As commander, Olson learned an important lesson she’d never forget.

“What happens as you progress and become a commander? You don’t really do the mission anymore; your people do,” said Olson. “Your job as commander is to take care of those people so they can focus on the mission.”

The Pentagon

Olson’s next big move after command was to the Pentagon where she served on the Joint Staff, Office of the Secretary of Defense, and the Air Staff and deployed to several combat zones to include Iraq.

“While I was in the pentagon, retired Lt. Gen. Jay Garner was chosen by President George W. Bush at the time to lead the rebuilding of Iraq,” said Olson. “He knew he needed to surround himself with people who didn’t look like him, think like him or even act like him, and he chose me.”

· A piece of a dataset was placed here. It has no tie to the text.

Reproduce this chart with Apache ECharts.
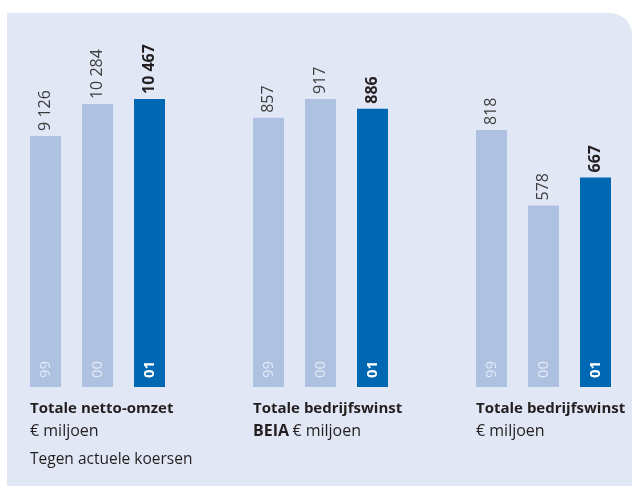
<!DOCTYPE html>
<html><head><meta charset="utf-8">
<script src="https://cdn.jsdelivr.net/npm/echarts@6/dist/echarts.min.js"></script>
<style>html,body{margin:0;padding:0;background:#fff}#c{width:632px;height:486px}</style>
</head><body><div id="c"></div>
<script>
const years = ['99', '00', '01'];
const omzet = [9126, 10284, 10467];
const winstBeia = [857, 917, 886];
const winst = [818, 578, 667];
const titles = ['Totale netto-omzet', 'Totale bedrijfswinst', 'Totale bedrijfswinst'];

const light = '#aec1e1', dark = '#0068b3';
const FONT = 'Open Sans';
const fmt = v => String(v).replace(/\B(?=(\d{3})+(?!\d))/g, ' ');

const panels = [omzet, winstBeia, winst];
const maxes = [Math.max(...omzet), Math.max(...winstBeia, ...winst), Math.max(...winstBeia, ...winst)];
const lefts = [19.5, 242.5, 465.5];

const grids = [], xAxes = [], yAxes = [], series = [];
panels.forEach((d, i) => {
  grids.push({left: lefts[i], width: 156, top: 99, bottom: 99});
  xAxes.push({type: 'category', gridIndex: i, data: years, show: false});
  yAxes.push({type: 'value', gridIndex: i, min: 0, max: maxes[i], show: false});
  const last = d.length - 1;
  series.push({
    type: 'bar', xAxisIndex: i, yAxisIndex: i, barWidth: 31, barGap: '-100%',
    data: d.map((v, k) => ({value: v, itemStyle: {color: k === last ? dark : light}})),
    label: {show: true, position: 'insideBottom', rotate: 90, align: 'left', verticalAlign: 'middle',
      distance: 9, fontFamily: FONT, fontSize: 15,
      formatter: p => p.dataIndex === last ? '{b|' + p.name + '}' : '{n|' + p.name + '}',
      rich: {b: {color: '#ffffff', fontWeight: 'bold', fontFamily: FONT, fontSize: 15},
             n: {color: '#e4eaf6', fontFamily: FONT, fontSize: 15}}},
    silent: true, animation: false
  });
  series.push({
    type: 'bar', xAxisIndex: i, yAxisIndex: i, barWidth: 31, barGap: '-100%',
    data: d, itemStyle: {color: 'rgba(0,0,0,0)'},
    label: {show: true, position: 'top', rotate: 90, align: 'left', verticalAlign: 'middle',
      distance: 5, fontFamily: FONT, fontSize: 16,
      formatter: p => p.dataIndex === last ? '{b|' + fmt(p.value) + '}' : '{n|' + fmt(p.value) + '}',
      rich: {b: {color: '#231f20', fontWeight: 'bold', fontFamily: FONT, fontSize: 16},
             n: {color: '#3c3c3c', fontFamily: FONT, fontSize: 16}}},
    silent: true, animation: false
  });
});

const t = (x, y, text, size, weight) => ({type: 'text', left: x, top: y,
  style: {text, fontFamily: FONT, fontSize: size, fontWeight: weight || 'normal', fill: '#231f20'}});
const graphic = [
  {type: 'rect', z: -10, shape: {x: 7, y: 13, width: 625, height: 480, r: [0, 22, 0, 0]}, style: {fill: '#e1e7f4'}},
  t(30, 401, titles[0], 15, 'bold'),
  t(30, 423, '€ miljoen', 16),
  t(30, 452, 'Tegen actuele koersen', 15.5),
  t(253, 401, titles[1], 15, 'bold'),
  {type: 'text', left: 253, top: 423, style: {text: '{b|BEIA} {n|€ miljoen}', fill: '#231f20',
     rich: {b: {fontFamily: FONT, fontWeight: 'bold', fontSize: 16, fill: '#231f20'},
            n: {fontFamily: FONT, fontSize: 16, fill: '#231f20'}}}},
  t(476, 401, titles[2], 15, 'bold'),
  t(476, 423, '€ miljoen', 16)
];

const chart = echarts.init(document.getElementById('c'), null, {renderer: 'canvas'});
chart.setOption({animation: false, grid: grids, xAxis: xAxes, yAxis: yAxes, series, graphic});
</script></body></html>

After helping in Iraq, Olson returned home in 2003, and in 2005, she retired.

Retirement

Upon retiring, Olson moved to Texas - where her husband is from - and took a job in public education.

By 2007, Olson had become the Director of Human Resources for the Dallas Independent School District, the second largest school district in Texas. She served as president for Grace After Fire, a non-profit organization dedicated to helping women veterans. Olson also wrote a book, Iraq and Back: Inside the War to Win Peace, her firsthand account of rebuilding Iraq.

In 2014, Olson was inducted into the Texas Women’s Hall of Fame.

Now, Olson speaks about aviation, leadership, service and women’s responsibilities at many events, but her most important words may be those she spoke while stationed at Fairchild AFB.

“When you’re the first at something, you need to learn that you’re always watched, and people will look for you to fail,” said Olson. “But, you have to hang tight, [because] if you quit, you’ll prove them right, and there won’t be hope for you or the women after you.”